Child Labor Conditions and the Improvements Provided by the Factory Act
by Connie Gomez
Child labor creeped in alongside the many evils brought on by the industrial revolution, which began in the 1760s in Britain, remaining unaddressed until public outcry called for change. The economic and cultural shift from handcrafted goods to mass produced factory items meant society now had to interact with a new unregulated system. For children it meant mental and physical abuse from the very adults who were meant to protect them. Abuse materialized in various forms from verbal to physical beatings and even rape, shaping the lasting image of ragged Victorian children. Child labor remained unregulated until Parliament passed the 1833 Factory Act which set in motion regulations to improve working conditions for all.
The Factory Act of 1833 passed in Parliament with public support to improve the physical and mental condition of children by limiting work hours and promoting schooling. Limitations on labor included no employment for children under the age of nine, a limit of 48 hours per week for children aged 9 to 13 with a daily limit of 8 hours, and a daily limit of 12 hours for children aged 13 to 18. The Factory Act also implemented mandatory elementary schooling of 2 hours per day for children under the age of 13 to improve education. Despite the positive changes, the act faced opposition from politicians and factory owners who contested the efficiency of the new regulations. Yet, unlike prior regulations, the Factory Act of 1833 came about from public concern following Queen Victoria’s inquiry into actual conditions conducted by various commissioners. Prior to the revolutionary Factory Act of 1833, children in British factories endured grueling work conditions, developed physical deformities, and received no education as a result of their exploited labor by the unchecked system of industrial capitalism.

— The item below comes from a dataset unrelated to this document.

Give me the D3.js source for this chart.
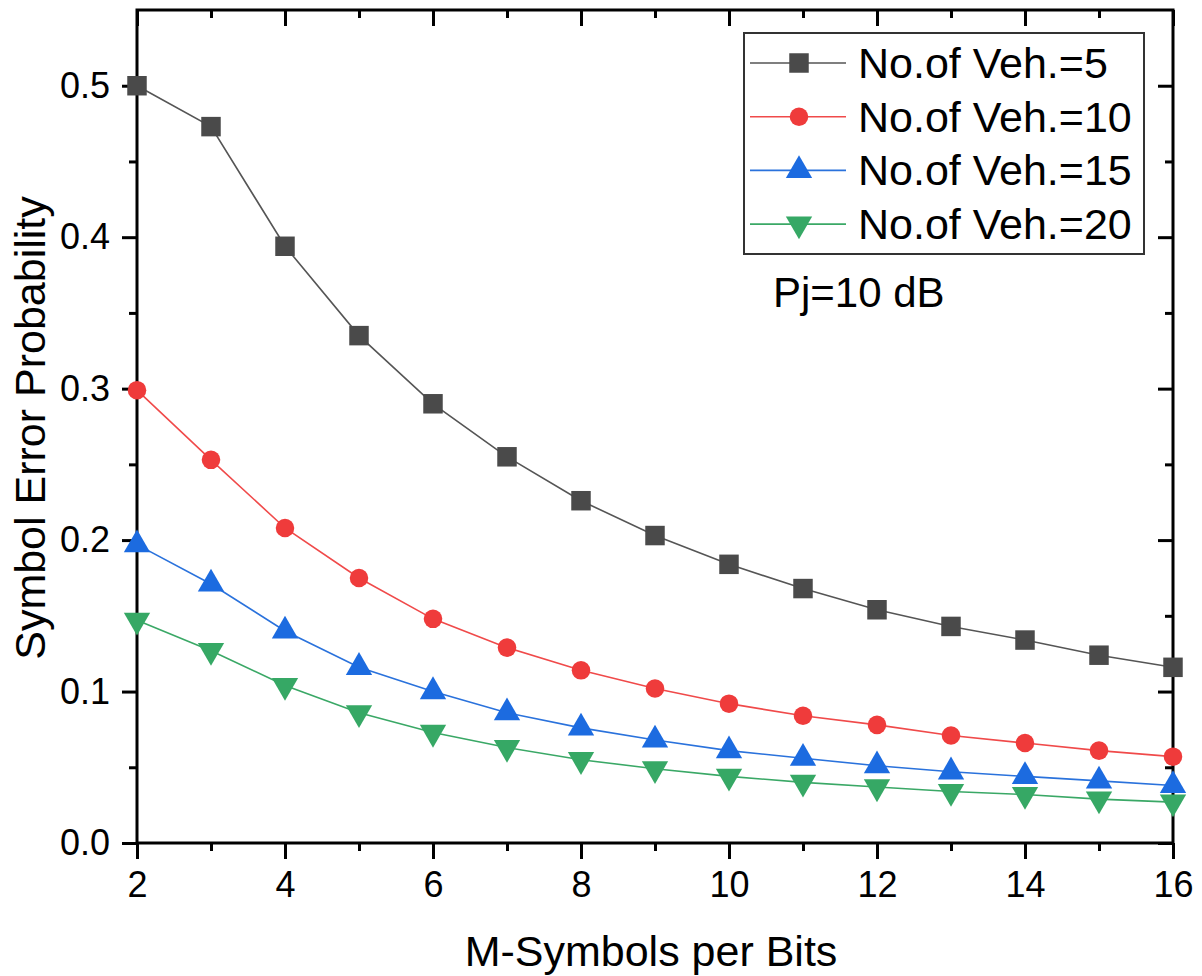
<!DOCTYPE html>
<html>
<head>
<meta charset="utf-8">
<script src="https://cdn.jsdelivr.net/npm/d3@7"></script>
<style>
  body { margin: 0; background: #fff; }
  text { font-family: Arial, "Liberation Sans", sans-serif; fill: #000; }
</style>
</head>
<body>
<svg id="chart" width="1202" height="976"></svg>
<script>
// values
var mSymbols = [2, 3, 4, 5, 6, 7, 8, 9, 10, 11, 12, 13, 14, 15, 16];
var veh5  = [0.500, 0.473, 0.394, 0.335, 0.290, 0.255, 0.226, 0.203, 0.184, 0.168, 0.154, 0.143, 0.134, 0.124, 0.116];
var veh10 = [0.299, 0.253, 0.208, 0.175, 0.148, 0.129, 0.114, 0.102, 0.092, 0.084, 0.078, 0.071, 0.066, 0.061, 0.057];
var veh15 = [0.197, 0.171, 0.140, 0.116, 0.100, 0.086, 0.076, 0.068, 0.061, 0.056, 0.051, 0.047, 0.044, 0.041, 0.038];
var veh20 = [0.147, 0.127, 0.104, 0.086, 0.073, 0.063, 0.055, 0.049, 0.044, 0.040, 0.037, 0.034, 0.032, 0.029, 0.027];
var seriesNames = ["No.of Veh.=5", "No.of Veh.=10", "No.of Veh.=15", "No.of Veh.=20"];
var xTicks = [2, 4, 6, 8, 10, 12, 14, 16];
var yTicks = [0.0, 0.1, 0.2, 0.3, 0.4, 0.5];

(function () {
  var series = [
    { name: seriesNames[0], values: veh5,  line: "#555555", fill: "#4a4a4a", symbol: d3.symbolSquare,   size: 380 },
    { name: seriesNames[1], values: veh10, line: "#f04a4a", fill: "#ef3b3b", symbol: d3.symbolCircle,   size: 270 },
    { name: seriesNames[2], values: veh15, line: "#2a72dc", fill: "#1c6be0", symbol: d3.symbolTriangle, size: 300, rot: 0 },
    { name: seriesNames[3], values: veh20, line: "#3aa866", fill: "#36a865", symbol: d3.symbolTriangle, size: 300, rot: 180 }
  ];

  var svg = d3.select("#chart");
  var pLeft = 137, pRight = 1173, pTop = 10, pBottom = 843;
  var font = "Arial, 'Liberation Sans', sans-serif";

  var x = d3.scaleLinear().domain([2, 16]).range([pLeft, pRight]);
  var y = d3.scaleLinear().domain([0, 0.55]).range([pBottom, pTop]);

  function tickStyle(g) {
    g.select(".domain").remove();
    g.selectAll("line").attr("stroke", "#000").attr("stroke-width", 3);
  }
  function labelStyle(g) {
    g.attr("font-family", font).attr("font-size", 36);
    g.selectAll("text").attr("fill", "#000");
  }

  var xMinor = d3.range(3, 16, 2);
  var yMinor = [0.05, 0.15, 0.25, 0.35, 0.45];

  // bottom axis, ticks outward
  svg.append("g").attr("transform", "translate(0," + pBottom + ")")
    .call(d3.axisBottom(x).tickValues(xTicks).tickSize(16).tickPadding(12).tickFormat(d3.format("d")))
    .call(tickStyle).call(labelStyle);
  svg.append("g").attr("transform", "translate(0," + pBottom + ")")
    .call(d3.axisBottom(x).tickValues(xMinor).tickSize(8).tickFormat(""))
    .call(tickStyle);

  // top axis, ticks inward
  svg.append("g").attr("transform", "translate(0," + pTop + ")")
    .call(d3.axisBottom(x).tickValues(xTicks).tickSize(16).tickFormat(""))
    .call(tickStyle);
  svg.append("g").attr("transform", "translate(0," + pTop + ")")
    .call(d3.axisBottom(x).tickValues(xMinor).tickSize(8).tickFormat(""))
    .call(tickStyle);

  // left axis, ticks outward
  svg.append("g").attr("transform", "translate(" + pLeft + ",0)")
    .call(d3.axisLeft(y).tickValues(yTicks).tickSize(15).tickPadding(12).tickFormat(d3.format(".1f")))
    .call(tickStyle).call(labelStyle);
  svg.append("g").attr("transform", "translate(" + pLeft + ",0)")
    .call(d3.axisLeft(y).tickValues(yMinor).tickSize(8).tickFormat(""))
    .call(tickStyle);

  // right axis, ticks inward
  svg.append("g").attr("transform", "translate(" + pRight + ",0)")
    .call(d3.axisLeft(y).tickValues(yTicks).tickSize(15).tickFormat(""))
    .call(tickStyle);
  svg.append("g").attr("transform", "translate(" + pRight + ",0)")
    .call(d3.axisLeft(y).tickValues(yMinor).tickSize(8).tickFormat(""))
    .call(tickStyle);

  // frame
  svg.append("rect")
    .attr("x", x(2)).attr("y", y(0.55))
    .attr("width", x(16) - x(2)).attr("height", y(0) - y(0.55))
    .attr("fill", "none").attr("stroke", "#000").attr("stroke-width", 3);

  // axis titles
  svg.append("text")
    .attr("x", (pLeft + pRight) / 2 - 4).attr("y", 966)
    .attr("text-anchor", "middle").attr("font-size", 43)
    .text("M-Symbols per Bits");
  svg.append("text")
    .attr("transform", "translate(45,428) rotate(-90)")
    .attr("text-anchor", "middle").attr("font-size", 43)
    .text("Symbol Error Probability");

  // lines and markers
  var line = d3.line()
    .x(function (d, i) { return x(mSymbols[i]); })
    .y(function (d) { return y(d); });

  series.forEach(function (s) {
    svg.append("path")
      .datum(s.values)
      .attr("d", line)
      .attr("fill", "none")
      .attr("stroke", s.line)
      .attr("stroke-width", 1.6);
  });

  series.forEach(function (s) {
    var sym = d3.symbol().type(s.symbol).size(s.size);
    svg.append("g").selectAll("path")
      .data(s.values)
      .join("path")
      .attr("d", sym)
      .attr("fill", s.fill)
      .attr("transform", function (d, i) {
        var t = "translate(" + x(mSymbols[i]) + "," + y(d) + ")";
        if (s.rot) t += " rotate(" + s.rot + ")";
        return t;
      });
  });

  // legend
  var legend = svg.append("g");
  legend.append("rect")
    .attr("x", 744).attr("y", 33).attr("width", 400).attr("height", 221)
    .attr("fill", "#fff").attr("stroke", "#333").attr("stroke-width", 2);

  series.forEach(function (s, i) {
    var ly = 63 + i * 53.7;
    legend.append("line")
      .attr("x1", 750).attr("x2", 846).attr("y1", ly).attr("y2", ly)
      .attr("stroke", s.line).attr("stroke-width", 1.6);
    var t = "translate(799," + ly + ")";
    if (s.rot) t += " rotate(" + s.rot + ")";
    legend.append("path")
      .attr("d", d3.symbol().type(s.symbol).size(s.size)())
      .attr("fill", s.fill)
      .attr("transform", t);
    legend.append("text")
      .attr("x", 858).attr("y", ly + 15)
      .attr("font-size", 43)
      .text(s.name);
  });

  svg.append("text")
    .attr("x", 773).attr("y", 307)
    .attr("font-size", 42)
    .text("Pj=10 dB");
})();
</script>
</body>
</html>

A child’s general day of labor consisted of long hours of labor with little to no time to do anything other than rest for the next shift. Lack of regulation gave way to factories working employees for long hours with little to no breaks in between shifts; children were no exception to this practice. In an interview with a child worker, he recounted his factory shift that began at five o’clock on Monday morning …then went on till nine on Monday evening and stopped half an hour; then went on to twelve at midnight and stopped an hour; then went on to half-past four on Tuesday morning and stopped half an hour ; then went on till twelve and stopped an hour; then went on again from one to five, and stopped half an hour; then went on again to nine at night, when [he] went home.1
40-hour shifts were a normal occurrence within factories with some children working more hours under the coal and wool industries. Long work shifts left children exhausted and in a perpetual state of drowsiness that factory managers combated through painful methods. Children would be “strapped, both boys and girls” to their machines while continuing to work.2 Those who did fall asleep faced even harsher consequences like John Saville, a boy of seven, who got his leg run over by a cart full of coal.3 Accidents due to the exhaustion from long shifts were only one of the many risks children were exposed to. Most industry owners preferred to focus on their sales profit than the conditions of their workers, children being the most affected by performing harsh labor while in their formative years.
The coal industry, infamous to this day for its negative side effects on workers, worked children ragged and fostered environments shocking to even adults. The mines preferred children to adults as they could fit in small chambers and complete the same work as an adult for lower pay. Mine workers performed the “heaviest species of manual and bodily fatigue” leaving children like John Chambers, who began working at the age of seven, feeling “so tired, and his legs, arms, and back ached so much, that his brother has had to carry him home many times.”4 Labor standards were so unregulated it was normal and accepted that children were expected to have the same output as adults. The mines were exceptionally shocking to commissioners upon seeing girls and women employed in the same demanding roles. Girls employed in hurrying, pushing and pulling carts on all fours by chains and a belt tied to them, “worked naked down to their waist, the same as men” who often worked “stark naked.”5 Commissioners were shocked to find girls exposed to nudity on the daily working underground surrounded by men and boys for long hours while mine owners viewed it with indifference. The abuse of girls went on in extreme cases to rape where the “men take liberty with the drawers, and some of the women have bastards.”6 Children faced unsafe conditions all around from the machinery and intense labor to the adults around them. The coal industry employed children, surrounded by nudity and preying adults, in mule-like labor for the exchange of two shillings a day, going unnoticed until exposed by public inquiries brought on by the Factory Act of 1833.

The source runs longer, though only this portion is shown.